Ron Lancaster

Thoughts on tech and leadership

Embeddings are a foundational concept in machine learning and artificial intelligence, representing data as arrays of floating-point numbers that encode contextual and semantic meaning. These representations enable machines to process complex information efficiently, making them essential for tasks like natural language understanding, image recognition, and recommendation systems.

What are embeddings?

Embeddings are often described as high-dimensional vectors because they represent data in a space with many dimensions. Each dimension captures a specific aspect of the data’s meaning. For example:

  • A word embedding might have hundreds of dimensions, with each dimension representing a linguistic or semantic feature.
  • Similarly, embeddings for audio, images, or videos capture unique patterns and relationships within their respective data types.

These high-dimensional spaces allow embeddings to encode intricate relationships and nuances, providing a rich representation of the original content.

Types of embeddings

Embeddings can be used across various domains:

  • Text Embeddings: Capture semantic information from text, understanding context and relationships between words or phrases.
  • Audio Embeddings: Represent audio features like tone, pitch, and rhythm.
  • Video Embeddings: Encode temporal and spatial relationships within video frames.
  • Image Embeddings: Represent visual features such as patterns, textures, and shapes.

By compressing complex information into numerical vectors, embeddings enable advanced capabilities in areas like search relevance, speech recognition, and image analysis.


Tradeoffs between embedding size and performance

The size of an embedding—defined by the number of dimensions—affects its performance, resource usage, and the level of detail it captures. Below are the tradeoffs associated with larger versus smaller embeddings:

Larger embeddings

Advantages:

  • Rich Information: High-dimensional embeddings (e.g., 2000–3000 dimensions) capture detailed nuances about meanings and relationships.
  • Better Context Understanding: They excel at encoding subtle differences between similar concepts, improving accuracy in complex tasks.

Disadvantages:

  • High Computational Cost: Larger embeddings require more memory and processing power, which can slow down performance.
  • Storage and Bandwidth Demands: They consume significant storage space and bandwidth for transmission.

Smaller embeddings

Advantages:

  • Efficiency: Low-dimensional embeddings (e.g., 50–100 dimensions) require less computational power and memory, enabling faster processing.
  • Cost-Effective: Reduced resource needs make them economical for real-time applications.

Disadvantages:

  • Less Detail: They may lose nuanced information, impacting accuracy in complex or ambiguous scenarios.
  • Limited Context Understanding: Smaller embeddings may struggle to differentiate between contextually similar elements.

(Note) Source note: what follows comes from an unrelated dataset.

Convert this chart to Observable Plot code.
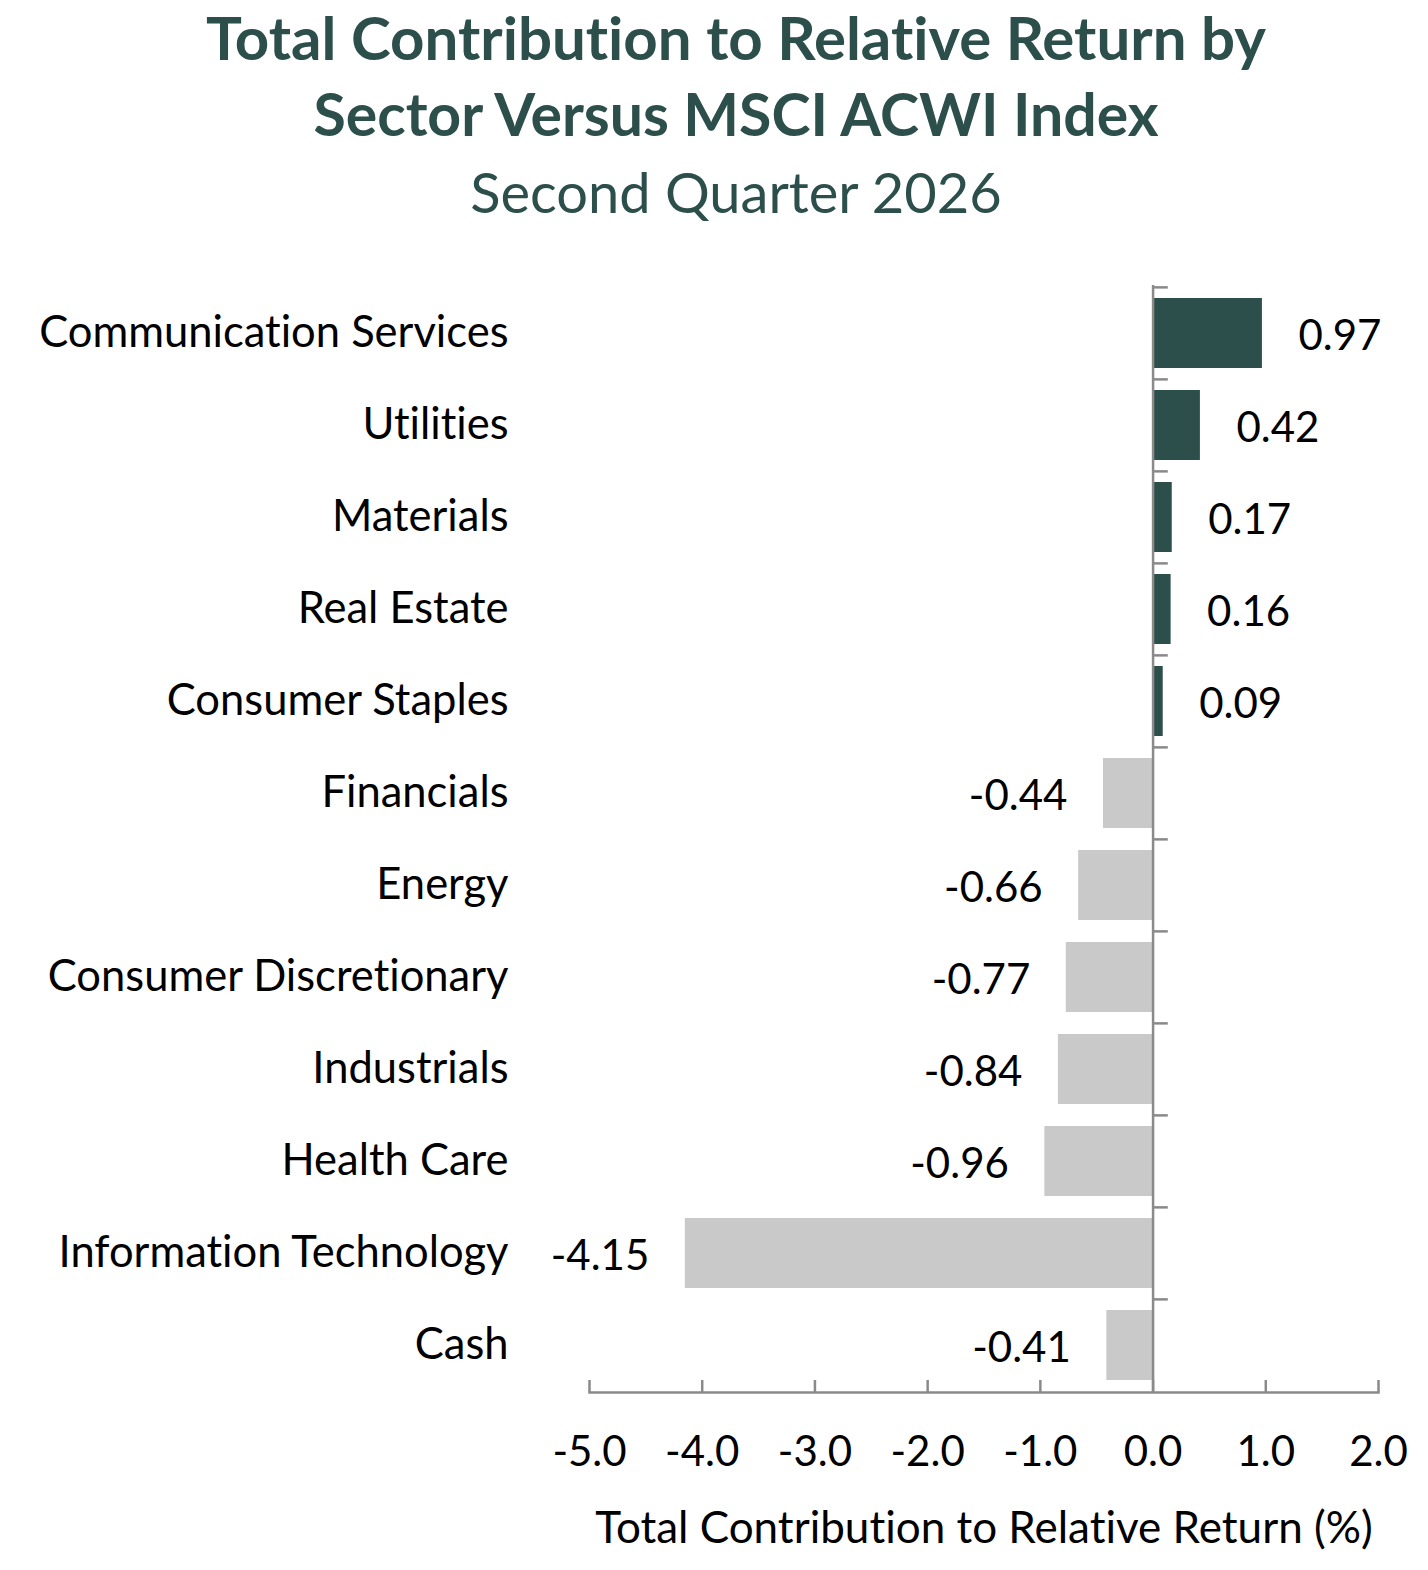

Introduction to matroyska embeddings

Matroyska embeddings are an advanced technique inspired by Russian Matryoshka dolls. They organize information hierarchically within a single embedding structure. The most relevant information is encoded first, with less relevant details trailing behind. This allows for truncation of the embedding at arbitrary sizes while retaining critical meaning.

Key benefits

  • Rich semantic representation for detailed understanding.
  • Improved contextual awareness for accurate results.
  • Scalability to handle varying complexities.
  • Flexibility to adjust granularity based on application needs.

Matroyska embeddings are particularly useful in scenarios requiring nuanced understanding but may involve higher computational complexity. Their adoption depends on the specific requirements of the task and available resources.


Finding similarity using embeddings

To measure similarity between two elements (e.g., words, images), their embeddings can be compared using mathematical techniques:

Methods to measure similarity

  • Cosine Similarity: Measures the cosine of the angle between two vectors.
  • Euclidean Distance: Calculates the straight-line distance between two vectors. Smaller distances indicate higher similarity.
  • Dot Product : Computes the sum of element-wise products of two vectors. Higher values suggest greater similarity.

Applications

  • Text Analysis: Identify similar documents or sentences by comparing text embeddings.
  • Recommendation Systems: Suggest items based on embedding similarities (e.g., movies or products).
  • Image Recognition: Match similar images by comparing their visual feature embeddings.
  • Language Translation: Align semantically equivalent phrases across languages using embeddings.
  • Voice Recognition: Compare audio embeddings to identify similar speech patterns or voices.

Embeddings serve as powerful tools for encoding complex data into machine-readable formats. By balancing their size with computational efficiency and leveraging advanced techniques like Matroyska embeddings, they enable sophisticated solutions across diverse fields.